INTRODUCTION:  As we come to the fourth word in our Ministry Focus, SERVE, I am not going to give you some pep talk and enlistment speech on serve.  I don’t want to be a recruiter or a cheerleader today.  Rather, as your pastor, I want to help us grasp this thought today:  “I am a servant”—“I use a towel.”  If we understand that, the serve part will take care of itself, because servants serve.   I won’t have to rev up your motor and heap guilt on you to get you to serve.     
        Let me tell you who the Bible says is a true servant—one who wears and uses a towel.  A servant is a person {1} who has received the gift of God’s grace and {2} who is a follower of Jesus. [A servant does things out of love that are costly to themselves but aim to bring temporal and eternal benefit to others].    
        First, listen to what Paul said.  Here is a man who thought that he was serving God when was persecuting and imprisoning Christians.  But he wasn’t.  He became a true servant upon receiving the gift of God’s grace.  

   
     I became a servant of this gospel by the gift of God’s grace given me through the working of His power [Eph. 3:7].
 
   
           
He didn’t become a servant because a preacher got him excited about serve or somebody put him on a serve guilt trip.  It wasn’t because Ananias goaded him.  He became a servant by the gift of God’s grace.   Your serving shouldn’t be tied to some pep talk I give but to what God did for you.  So how many today qualify on the basis of the gift of grace? If, you qualify as a servant, then understand that servants serve.  You should be using a towel.   
            Secondly, a servant is a person who is following Jesus.  
            When God the Father wanted to send His Son here, Jesus said, “I’m willing to go.”  And He took on the very nature of a servant…. 
            Who, being in very nature God, did not consider  equality with God something to be grasped, but made Himself nothing, taking the very nature of a servant, being made in human likeness [Phil. 2:6-7].   

           
Now, beginning in the first verse of that same chapter, what does it say about us?  If you have any encouragement from being united with Christ, if you have any comfort from His love, if you have any fellowship with the Spirit, and if you experience any tenderness and compassion from Him—then—your attitude should be the same as Christ’s.   How many of us have any encouragement from being united with Christ, any comfort from His love, etc.?  All those who have experienced these things should have the same attitude of Christ—who took on the nature of a servant.  If you qualify, you should be using a towel.  
            I want you to know that once Jesus took on the nature of a servant, He kept it.  He was not just a servant in His earthly life.  He is forever the servant.  Look at this verse. 

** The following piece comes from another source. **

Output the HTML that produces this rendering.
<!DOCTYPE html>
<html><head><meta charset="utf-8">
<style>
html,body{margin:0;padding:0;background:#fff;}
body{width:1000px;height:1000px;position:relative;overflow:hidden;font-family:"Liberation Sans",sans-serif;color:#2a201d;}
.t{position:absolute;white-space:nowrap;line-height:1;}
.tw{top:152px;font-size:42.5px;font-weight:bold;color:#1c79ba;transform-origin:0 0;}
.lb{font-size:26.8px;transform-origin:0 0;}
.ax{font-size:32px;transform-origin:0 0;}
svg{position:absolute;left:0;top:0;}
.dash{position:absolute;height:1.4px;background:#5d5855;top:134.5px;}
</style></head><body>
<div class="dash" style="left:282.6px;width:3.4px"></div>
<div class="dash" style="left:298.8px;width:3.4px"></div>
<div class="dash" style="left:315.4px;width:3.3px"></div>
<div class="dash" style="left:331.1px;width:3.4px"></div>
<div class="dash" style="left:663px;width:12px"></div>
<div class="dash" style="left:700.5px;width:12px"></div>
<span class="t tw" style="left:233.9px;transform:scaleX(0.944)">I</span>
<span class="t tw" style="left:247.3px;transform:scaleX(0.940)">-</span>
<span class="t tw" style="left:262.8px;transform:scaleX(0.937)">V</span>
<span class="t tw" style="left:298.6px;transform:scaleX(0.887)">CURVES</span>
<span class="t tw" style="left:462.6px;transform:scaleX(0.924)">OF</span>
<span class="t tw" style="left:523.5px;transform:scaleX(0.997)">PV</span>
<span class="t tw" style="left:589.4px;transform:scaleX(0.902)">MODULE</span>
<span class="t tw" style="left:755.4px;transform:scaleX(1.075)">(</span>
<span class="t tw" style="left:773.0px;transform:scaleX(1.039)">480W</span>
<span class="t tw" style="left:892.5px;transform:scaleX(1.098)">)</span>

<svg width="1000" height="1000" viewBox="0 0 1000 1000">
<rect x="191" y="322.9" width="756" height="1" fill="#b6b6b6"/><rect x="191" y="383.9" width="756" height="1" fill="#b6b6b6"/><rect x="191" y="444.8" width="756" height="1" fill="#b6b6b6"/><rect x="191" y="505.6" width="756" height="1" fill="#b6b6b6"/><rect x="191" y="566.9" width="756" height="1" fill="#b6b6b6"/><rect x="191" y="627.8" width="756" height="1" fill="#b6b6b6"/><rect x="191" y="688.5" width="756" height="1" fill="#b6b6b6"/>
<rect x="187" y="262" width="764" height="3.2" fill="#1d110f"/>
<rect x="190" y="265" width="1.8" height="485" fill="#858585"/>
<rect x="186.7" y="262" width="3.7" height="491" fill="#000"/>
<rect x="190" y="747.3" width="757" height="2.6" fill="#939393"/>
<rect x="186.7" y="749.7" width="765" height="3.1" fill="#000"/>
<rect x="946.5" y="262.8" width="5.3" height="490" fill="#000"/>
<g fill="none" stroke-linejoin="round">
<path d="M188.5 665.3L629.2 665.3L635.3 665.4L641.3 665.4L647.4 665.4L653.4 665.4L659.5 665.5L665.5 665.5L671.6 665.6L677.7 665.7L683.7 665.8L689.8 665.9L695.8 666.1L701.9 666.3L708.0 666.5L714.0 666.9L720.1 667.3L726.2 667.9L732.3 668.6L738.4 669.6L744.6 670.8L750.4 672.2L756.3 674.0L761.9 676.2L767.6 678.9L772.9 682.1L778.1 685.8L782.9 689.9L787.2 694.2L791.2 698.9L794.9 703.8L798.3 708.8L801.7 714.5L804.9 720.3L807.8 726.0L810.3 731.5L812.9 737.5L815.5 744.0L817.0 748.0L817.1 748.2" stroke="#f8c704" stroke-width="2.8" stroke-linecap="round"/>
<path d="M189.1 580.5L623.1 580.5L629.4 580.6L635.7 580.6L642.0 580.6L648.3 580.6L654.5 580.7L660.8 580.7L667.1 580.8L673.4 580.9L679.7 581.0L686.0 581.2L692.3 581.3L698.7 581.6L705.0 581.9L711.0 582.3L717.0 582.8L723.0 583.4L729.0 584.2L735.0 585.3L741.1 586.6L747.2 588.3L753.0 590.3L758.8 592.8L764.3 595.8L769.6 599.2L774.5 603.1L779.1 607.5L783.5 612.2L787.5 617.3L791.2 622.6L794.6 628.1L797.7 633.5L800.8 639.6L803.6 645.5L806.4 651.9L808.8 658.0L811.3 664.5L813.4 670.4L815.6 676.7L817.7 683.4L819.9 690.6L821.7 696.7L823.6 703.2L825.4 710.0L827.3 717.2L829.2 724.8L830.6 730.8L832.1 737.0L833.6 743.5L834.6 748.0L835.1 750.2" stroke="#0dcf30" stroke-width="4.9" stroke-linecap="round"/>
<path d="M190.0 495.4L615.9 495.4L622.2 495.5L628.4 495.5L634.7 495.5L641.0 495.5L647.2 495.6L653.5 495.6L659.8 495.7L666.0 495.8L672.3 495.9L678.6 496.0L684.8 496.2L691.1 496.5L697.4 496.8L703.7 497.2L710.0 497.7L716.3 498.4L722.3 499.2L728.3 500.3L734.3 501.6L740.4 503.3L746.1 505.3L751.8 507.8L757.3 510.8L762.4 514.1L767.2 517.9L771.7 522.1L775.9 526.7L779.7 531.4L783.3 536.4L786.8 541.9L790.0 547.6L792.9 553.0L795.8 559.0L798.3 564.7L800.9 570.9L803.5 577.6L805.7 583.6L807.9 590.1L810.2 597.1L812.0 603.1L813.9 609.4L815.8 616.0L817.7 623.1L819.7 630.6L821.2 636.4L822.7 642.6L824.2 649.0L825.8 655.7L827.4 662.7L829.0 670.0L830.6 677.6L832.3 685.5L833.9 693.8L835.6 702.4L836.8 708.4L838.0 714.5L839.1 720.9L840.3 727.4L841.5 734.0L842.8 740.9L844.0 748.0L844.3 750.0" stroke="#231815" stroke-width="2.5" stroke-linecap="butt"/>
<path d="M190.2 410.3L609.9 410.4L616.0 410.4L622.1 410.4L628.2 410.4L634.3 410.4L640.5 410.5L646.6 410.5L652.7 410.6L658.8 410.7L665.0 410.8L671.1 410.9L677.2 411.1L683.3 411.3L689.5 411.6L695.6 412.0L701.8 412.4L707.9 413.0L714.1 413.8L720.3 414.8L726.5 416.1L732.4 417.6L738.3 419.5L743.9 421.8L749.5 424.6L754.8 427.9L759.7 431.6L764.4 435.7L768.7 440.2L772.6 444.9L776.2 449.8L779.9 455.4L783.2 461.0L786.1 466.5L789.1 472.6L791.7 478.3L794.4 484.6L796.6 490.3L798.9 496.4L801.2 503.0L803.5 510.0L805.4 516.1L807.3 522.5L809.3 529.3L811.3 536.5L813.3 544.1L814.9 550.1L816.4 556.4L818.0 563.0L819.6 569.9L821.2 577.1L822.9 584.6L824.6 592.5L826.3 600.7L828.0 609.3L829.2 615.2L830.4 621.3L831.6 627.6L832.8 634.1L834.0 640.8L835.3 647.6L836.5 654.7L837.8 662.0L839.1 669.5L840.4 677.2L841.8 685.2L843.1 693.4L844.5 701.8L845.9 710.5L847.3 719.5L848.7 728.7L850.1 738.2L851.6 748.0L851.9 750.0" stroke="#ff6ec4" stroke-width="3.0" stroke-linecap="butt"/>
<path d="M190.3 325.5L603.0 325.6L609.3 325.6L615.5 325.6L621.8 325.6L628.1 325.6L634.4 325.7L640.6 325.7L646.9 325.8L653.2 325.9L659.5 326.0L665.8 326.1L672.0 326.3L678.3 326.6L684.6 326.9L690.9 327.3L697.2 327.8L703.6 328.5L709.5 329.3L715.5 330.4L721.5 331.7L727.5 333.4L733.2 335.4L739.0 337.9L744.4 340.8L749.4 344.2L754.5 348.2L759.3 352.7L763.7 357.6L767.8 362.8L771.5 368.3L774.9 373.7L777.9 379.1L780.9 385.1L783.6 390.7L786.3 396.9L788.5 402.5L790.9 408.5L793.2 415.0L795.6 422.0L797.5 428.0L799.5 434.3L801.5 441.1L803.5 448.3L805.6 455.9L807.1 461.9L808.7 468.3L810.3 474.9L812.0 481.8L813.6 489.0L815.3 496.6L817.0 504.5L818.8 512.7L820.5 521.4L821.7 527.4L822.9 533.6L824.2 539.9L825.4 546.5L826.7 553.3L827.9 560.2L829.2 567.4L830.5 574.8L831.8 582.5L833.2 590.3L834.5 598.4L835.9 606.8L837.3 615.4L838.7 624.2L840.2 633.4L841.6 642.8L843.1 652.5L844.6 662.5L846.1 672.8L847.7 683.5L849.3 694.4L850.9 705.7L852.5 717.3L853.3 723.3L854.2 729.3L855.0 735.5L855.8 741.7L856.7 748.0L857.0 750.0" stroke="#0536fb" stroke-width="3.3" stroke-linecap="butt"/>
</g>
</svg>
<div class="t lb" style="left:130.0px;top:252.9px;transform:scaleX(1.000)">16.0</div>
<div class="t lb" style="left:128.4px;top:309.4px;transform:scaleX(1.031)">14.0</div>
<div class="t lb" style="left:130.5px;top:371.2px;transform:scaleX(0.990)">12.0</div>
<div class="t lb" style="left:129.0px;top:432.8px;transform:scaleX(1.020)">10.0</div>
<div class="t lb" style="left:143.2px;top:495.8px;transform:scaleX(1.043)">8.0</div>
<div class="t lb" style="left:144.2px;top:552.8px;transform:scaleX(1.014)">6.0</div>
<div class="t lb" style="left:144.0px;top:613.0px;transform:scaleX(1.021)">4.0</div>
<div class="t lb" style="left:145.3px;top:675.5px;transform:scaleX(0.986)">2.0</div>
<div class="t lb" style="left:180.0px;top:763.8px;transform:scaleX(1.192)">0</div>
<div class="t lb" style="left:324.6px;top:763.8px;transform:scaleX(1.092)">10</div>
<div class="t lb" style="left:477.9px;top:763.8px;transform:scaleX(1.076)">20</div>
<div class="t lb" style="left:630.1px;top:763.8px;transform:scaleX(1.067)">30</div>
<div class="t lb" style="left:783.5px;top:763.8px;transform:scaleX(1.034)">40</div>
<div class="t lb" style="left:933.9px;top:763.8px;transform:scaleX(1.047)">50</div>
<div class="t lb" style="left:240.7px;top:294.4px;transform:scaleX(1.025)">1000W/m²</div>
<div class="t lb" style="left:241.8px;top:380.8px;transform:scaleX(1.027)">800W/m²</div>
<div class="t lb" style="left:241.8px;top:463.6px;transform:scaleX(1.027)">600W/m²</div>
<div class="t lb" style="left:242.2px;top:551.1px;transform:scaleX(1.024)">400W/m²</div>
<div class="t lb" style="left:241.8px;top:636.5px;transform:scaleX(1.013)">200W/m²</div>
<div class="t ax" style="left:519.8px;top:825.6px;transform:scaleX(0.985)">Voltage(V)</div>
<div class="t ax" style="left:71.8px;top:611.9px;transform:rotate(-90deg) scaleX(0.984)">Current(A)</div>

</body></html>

            It will be good for those servants whose master finds them watching when He comes.  I tell you the truth, He will dress Himself to serve, will have them recline at the table and will come and wait on them [Luke
12:37 ]. 
            Jesus came and took on the nature of a servant.  He was our servant when He went to the cross. He is going to be our servant when He comes again.  He doesn’t stop being a servant.  Neither do those who are following Him.  Neither do God’s graced people and changed people.  They are always servants.  They don’t put it on and off.  They are always servants.   
            You can spot servants.  They use a towel.  They do nothing out of selfish ambition.  In humility, they consider others better than themselves.  Each of them look not only to their own interests, but also to the interests of others [Phil. 2:3-4].  

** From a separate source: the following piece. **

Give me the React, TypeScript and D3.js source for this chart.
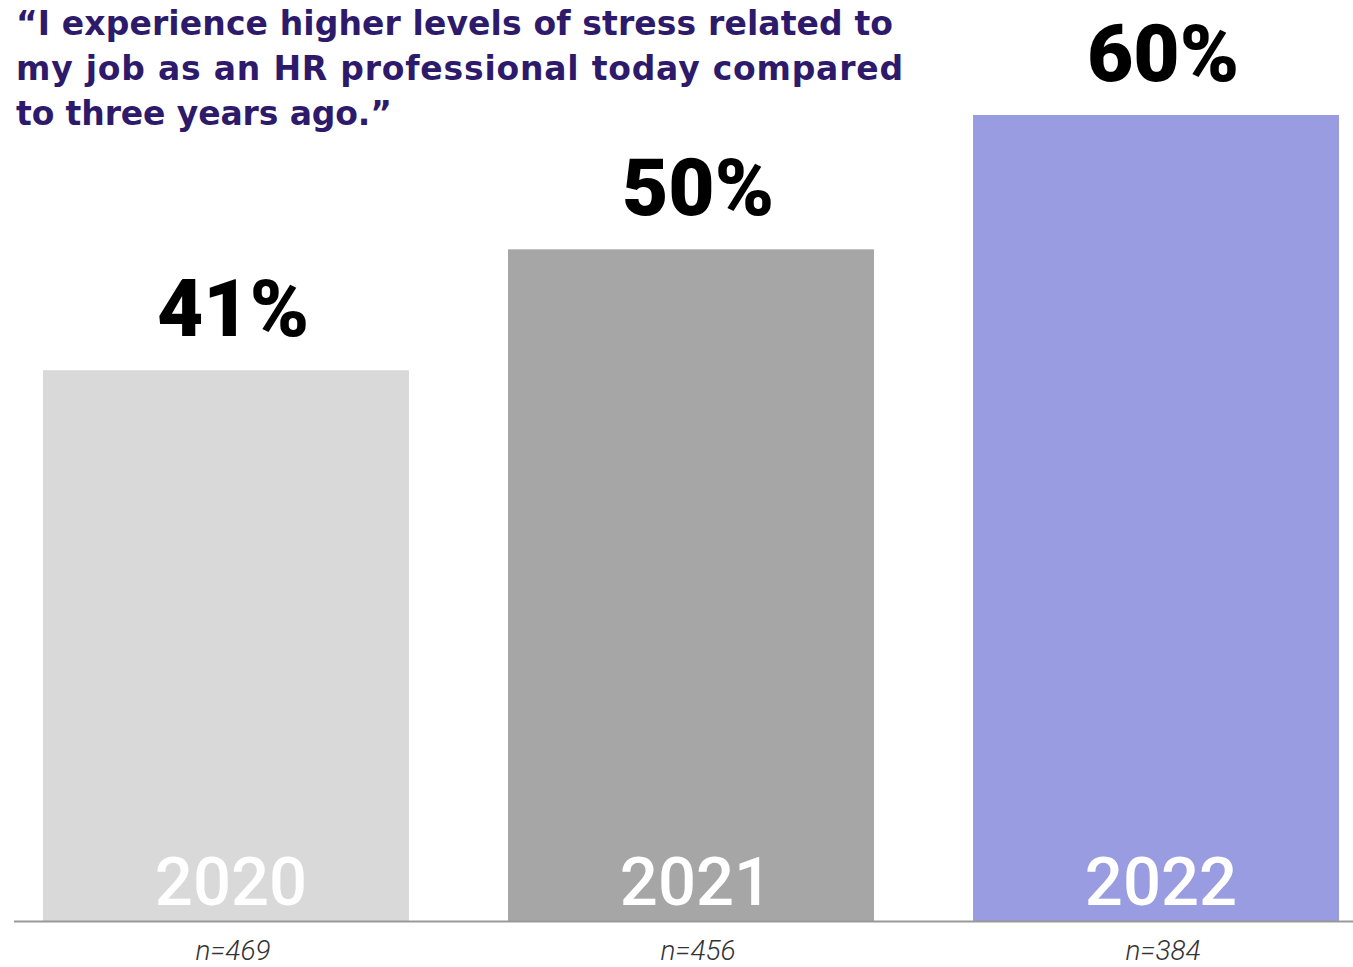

            They are humble.  They serve with no need of applause or awards.  They do not get upset when someone doesn’t serve them, when people don’t cater to their ego, whims and ideas.
            We find that kind of servant in Matthew 25, where Jesus says to those on His right, “’Come, you who are blessed by my Father….[vs. 34].  Those He addresses respond this way: 
            Lord, when did we see you hungry and feed you, or thirsty and give you something to drink?  When did we see you a stranger and invite you in, or needing clothes and clothe you?   

           
By their astonishment, they show how far their thoughts were from merit.  They were so unassuming.  They had forgotten their works.  They trusted in His grace and had become servants by His grace.  Serving was natural for them. 

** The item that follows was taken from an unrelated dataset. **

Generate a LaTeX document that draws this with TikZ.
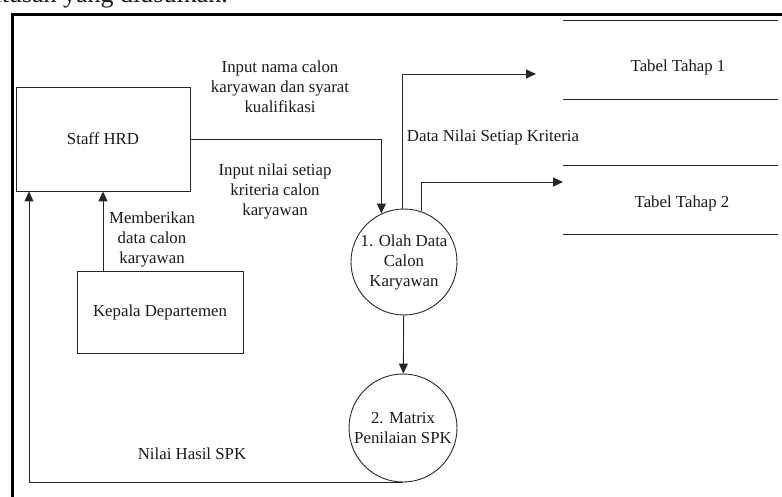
\documentclass[tikz,border=0pt]{standalone}
\usepackage{fontspec}
\setmainfont{Liberation Serif}
\usetikzlibrary{arrows.meta}
\begin{document}
\begin{tikzpicture}[x=1pt,y=-1pt,
  every node/.style={font=\fontsize{16.8}{20}\selectfont, text=black!90},
  entity/.style={draw=black!85, line width=0.9pt, rectangle, align=center, inner sep=0pt},
  process/.style={draw=black!85, line width=0.9pt, circle, align=center, inner sep=0pt, minimum size=106pt},
  flow/.style={draw=black!85, line width=0.9pt, -{Triangle[length=10pt,width=9pt]}},
  storeline/.style={draw=black!85, line width=0.9pt},
  lbl/.style={align=center, inner sep=0pt}]
\useasboundingbox (0,0) rectangle (782,497);

% running text of the page above the figure
\begin{scope}
  \clip (0,0) rectangle (782,497);
  \node[anchor=base east, inner sep=0pt, font=\fontsize{26}{30}\selectfont] (pagetext) at (228,2.5) {keputusan yang diusulkan.};
\end{scope}

% outer frame
\draw[line width=3pt, black] (12.5,497) -- (12.5,15) -- (782,15);

% external entities
\node[entity, minimum width=174pt, minimum height=104pt] (hrd) at (103,139) {Staff HRD};
\node[entity, minimum width=166pt, minimum height=82pt] (kd) at (160,312) {Kepala Departemen};

% processes
\node[process] (p1) at (404,262) {1. Olah Data\\Calon\\Karyawan};
\node[process, minimum size=108pt] (p2) at (403,428) {2. Matrix\\Penilaian SPK};

% data stores
\draw[storeline] (563,20) -- (778,20);
\draw[storeline] (563,99.5) -- (778,99.5);
\node (t1) at (678,67) {Tabel Tahap 1};
\draw[storeline] (563,165) -- (778,165);
\draw[storeline] (563,234) -- (778,234);
\node (t2) at (682,203) {Tabel Tahap 2};

% helper coordinates
\coordinate (kx) at (103,0);
\coordinate (rx) at (29,0);
\coordinate (t1in) at (536,74);
\coordinate (t2in) at (563,182);

% data flows
\draw[flow] (hrd.east) -| (p1.115);
\draw[flow] (p1.92) |- (t1in);
\draw[flow] (p1.71) |- (t2in);
\draw[flow] (p1) -- (p2);
\draw[flow] (kd.north -| kx) -- (hrd.south -| kx);
\draw[flow] (p2.south) -| (hrd.south -| rx);

% flow labels
\node[lbl] (l1) at (280,87) {Input nama calon\\karyawan dan syarat\\kualifikasi};
\node[lbl] (l2) at (275,191) {Input nilai setiap\\kriteria calon\\karyawan};
\node[lbl] (l3) at (493,137) {Data Nilai Setiap Kriteria};
\node[lbl] (l4) at (152,239) {Memberikan\\data calon\\karyawan};
\node[lbl] (l5) at (192,454) {Nilai Hasil SPK};
\end{tikzpicture}
\end{document}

            And they ask, “Lord, when did we see you thirsty, sick, in prison, a stranger, needing clothes,” etc.?  Jesus said, “Well, it wasn’t literally me.  But when you served even the least, you served me.”  A servant understands the sphere of service.  You use the towel everywhere.  He doesn’t consider the one being served. 
            E.g.  We do chores around the house.  The work is in the field.  As servants we do chores in here [have assignments—I want everyone to have an assignment] and we do work in the field.   Use your towel in here and use it out there.  
            Jesus wanted His disciples to understand that they were servants.  They were a little slow getting it.  The night in the upper room when He used a towel [John 13], He was the only one willing to use a towel.  The disciples were still in “rival” mode.  Mrs. Zebedee had not helped there any with her requests for her sons [Mt. 20:20ff.].  It was a pride-saturated room.  Here is a service Killer.  They thought of themselves as a little better than the others.  They weren’t going to humble themselves and wash the other’s feet.  When Jesus started doing it, they thought, that would have been a good thing to have done.  But it was pride again, because they relished the attention they would have gotten.  Pride makes it hard to serve and hard to accept being served.  The problem with kingdom work is that the great I AM is surrounded by little I ams.  That night, they did not view themselves as a servant.  But they eventually understood it.  And later on, they were spotted using a towel. 

        You can spot a servant.  They carry and use a towel.  You don’t have to tell them to be a servant.  They just are.  They have the attitude of a servant.  They are the ones who pick up a piece of trash on the carpet, rather than pointing it out to someone.  They are the ones who pitch in without anyone saying anything.  [Trash in WC—coffee cups in rooms—this is your house, your church, your room].  And they are always a servant, regardless of where they are.   
        So many of you understand that you are a servant. 
Reading through a list of what you are doing in service is so exciting.  Example—the list.  Keep on doing it.  In here and out there.   Serve the Lord with gladness [Ps. 100:2].   
             What would happen if we all used a towel?  Wow!  Every need in this church would be taken care of.  Every post would be covered.  And the witness of Christ to our community and world would be powerful.  That will happen as we grasp who we are.